I had forgotten until very recently that, prior to his assuming Michael Cohen's old job as this administration's king fixer, Don McGahn had been a member of the Federal Election Commission from 2008 to 2013. This was one of the last appointments that C-Plus Augustus made before leaving office, and it had some of the most lasting repercussions, some of which are still shaking the ground under our democratic institutions to this day.

Adav Noti, the FEC’s former associate general counsel, said McGahn may have been the most influential FEC commissioner of the century.

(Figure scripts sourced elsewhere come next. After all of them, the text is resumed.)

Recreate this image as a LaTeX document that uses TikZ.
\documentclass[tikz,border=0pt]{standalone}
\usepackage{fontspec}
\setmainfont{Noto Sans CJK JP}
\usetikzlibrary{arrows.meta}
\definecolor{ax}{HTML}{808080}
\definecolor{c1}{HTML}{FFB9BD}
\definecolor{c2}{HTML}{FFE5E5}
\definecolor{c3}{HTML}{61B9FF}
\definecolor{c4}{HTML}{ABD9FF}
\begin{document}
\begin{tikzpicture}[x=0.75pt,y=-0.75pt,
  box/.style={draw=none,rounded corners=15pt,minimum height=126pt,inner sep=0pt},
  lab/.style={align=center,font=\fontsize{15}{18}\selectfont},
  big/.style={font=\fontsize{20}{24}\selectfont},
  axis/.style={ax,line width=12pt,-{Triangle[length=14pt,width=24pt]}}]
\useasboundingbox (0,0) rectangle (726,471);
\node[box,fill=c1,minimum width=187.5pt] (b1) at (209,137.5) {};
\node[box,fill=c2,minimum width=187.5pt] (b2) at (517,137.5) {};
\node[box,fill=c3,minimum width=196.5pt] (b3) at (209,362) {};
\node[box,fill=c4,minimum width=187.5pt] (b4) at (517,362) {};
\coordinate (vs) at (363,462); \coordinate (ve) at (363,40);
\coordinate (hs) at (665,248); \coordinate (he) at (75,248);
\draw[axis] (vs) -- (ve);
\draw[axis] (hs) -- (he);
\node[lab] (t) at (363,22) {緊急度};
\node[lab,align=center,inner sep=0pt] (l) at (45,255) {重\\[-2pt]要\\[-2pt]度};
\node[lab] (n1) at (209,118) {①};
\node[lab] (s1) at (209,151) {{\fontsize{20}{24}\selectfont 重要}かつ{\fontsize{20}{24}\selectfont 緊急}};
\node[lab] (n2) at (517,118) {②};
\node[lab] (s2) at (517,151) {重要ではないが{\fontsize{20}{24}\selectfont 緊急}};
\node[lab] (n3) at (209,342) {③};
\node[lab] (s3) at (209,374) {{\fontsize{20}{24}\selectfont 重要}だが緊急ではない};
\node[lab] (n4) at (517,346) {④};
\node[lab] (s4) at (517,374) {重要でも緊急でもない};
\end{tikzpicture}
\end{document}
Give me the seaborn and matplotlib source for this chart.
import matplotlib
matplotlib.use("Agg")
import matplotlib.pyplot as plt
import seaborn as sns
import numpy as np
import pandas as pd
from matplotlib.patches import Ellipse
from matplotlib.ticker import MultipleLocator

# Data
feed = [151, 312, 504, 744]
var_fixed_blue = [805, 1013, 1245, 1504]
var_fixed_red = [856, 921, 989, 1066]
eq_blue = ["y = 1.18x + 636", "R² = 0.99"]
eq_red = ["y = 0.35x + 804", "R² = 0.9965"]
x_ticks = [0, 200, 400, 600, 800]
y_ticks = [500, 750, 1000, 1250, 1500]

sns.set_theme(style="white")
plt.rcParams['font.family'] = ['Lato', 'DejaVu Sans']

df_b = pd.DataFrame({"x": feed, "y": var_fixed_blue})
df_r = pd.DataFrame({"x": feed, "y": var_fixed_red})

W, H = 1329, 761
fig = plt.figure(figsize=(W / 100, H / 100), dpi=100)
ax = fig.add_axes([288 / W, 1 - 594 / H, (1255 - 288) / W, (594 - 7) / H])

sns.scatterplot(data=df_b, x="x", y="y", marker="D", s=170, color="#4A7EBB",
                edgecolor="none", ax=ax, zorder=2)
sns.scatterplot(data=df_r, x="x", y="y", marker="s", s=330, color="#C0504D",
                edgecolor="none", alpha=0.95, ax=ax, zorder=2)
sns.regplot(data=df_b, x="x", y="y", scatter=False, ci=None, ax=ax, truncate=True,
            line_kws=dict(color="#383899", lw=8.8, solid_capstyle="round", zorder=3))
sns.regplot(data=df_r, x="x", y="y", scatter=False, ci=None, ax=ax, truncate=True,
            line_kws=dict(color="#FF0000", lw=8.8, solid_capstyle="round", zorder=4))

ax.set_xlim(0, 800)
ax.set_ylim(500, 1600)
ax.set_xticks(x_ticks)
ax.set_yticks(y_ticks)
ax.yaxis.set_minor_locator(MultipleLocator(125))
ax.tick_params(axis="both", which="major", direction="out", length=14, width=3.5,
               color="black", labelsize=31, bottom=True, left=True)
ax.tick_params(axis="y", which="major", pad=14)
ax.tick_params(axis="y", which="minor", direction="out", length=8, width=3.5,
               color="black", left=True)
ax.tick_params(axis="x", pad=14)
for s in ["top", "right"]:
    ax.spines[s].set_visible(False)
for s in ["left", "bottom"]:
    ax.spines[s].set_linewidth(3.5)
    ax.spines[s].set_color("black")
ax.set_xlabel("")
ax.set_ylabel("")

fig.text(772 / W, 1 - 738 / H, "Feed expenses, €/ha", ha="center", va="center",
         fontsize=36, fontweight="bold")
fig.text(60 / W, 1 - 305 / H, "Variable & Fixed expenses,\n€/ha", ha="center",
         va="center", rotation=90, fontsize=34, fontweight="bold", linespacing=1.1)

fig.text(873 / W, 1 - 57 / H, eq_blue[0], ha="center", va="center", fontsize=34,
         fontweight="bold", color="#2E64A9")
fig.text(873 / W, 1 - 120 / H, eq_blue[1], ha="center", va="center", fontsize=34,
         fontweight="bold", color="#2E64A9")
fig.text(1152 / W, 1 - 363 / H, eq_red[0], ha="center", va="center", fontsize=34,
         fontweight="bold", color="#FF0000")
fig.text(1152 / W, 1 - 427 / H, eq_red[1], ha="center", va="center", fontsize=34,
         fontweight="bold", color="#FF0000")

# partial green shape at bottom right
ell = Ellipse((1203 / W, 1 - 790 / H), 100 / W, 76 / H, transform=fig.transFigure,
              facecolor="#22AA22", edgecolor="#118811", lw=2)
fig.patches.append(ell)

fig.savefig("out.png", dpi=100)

You have to remember that the second Bush Administration remained unshakably paranoid about the dubious way it had been installed in office. At least throughout its first term, and certainly in the days before the 9/11 attacks threw everything up in the air, it had an entirely justified concern about its fundamental legitimacy. Then, along came 2008 and Barack Obama's improbable rise, which was generated by a deluge of authentic political enthusiasm that swamped the political system, much of it coming from people whom the Republicans would rather not see at the polls, thank you very much.

It was this combination of factors—a failed presidency installed illegitimately combined with a spectacular reaction after eight years of failure—that fully embedded voter suppression into the Republican Party as a fundamental characteristic. It had rendered itself incapable of reaching the new voters that had powered the Obama campaign, so it determined, root and branch, to make it as hard as possible for any Democratic candidate to replicate that dynamic.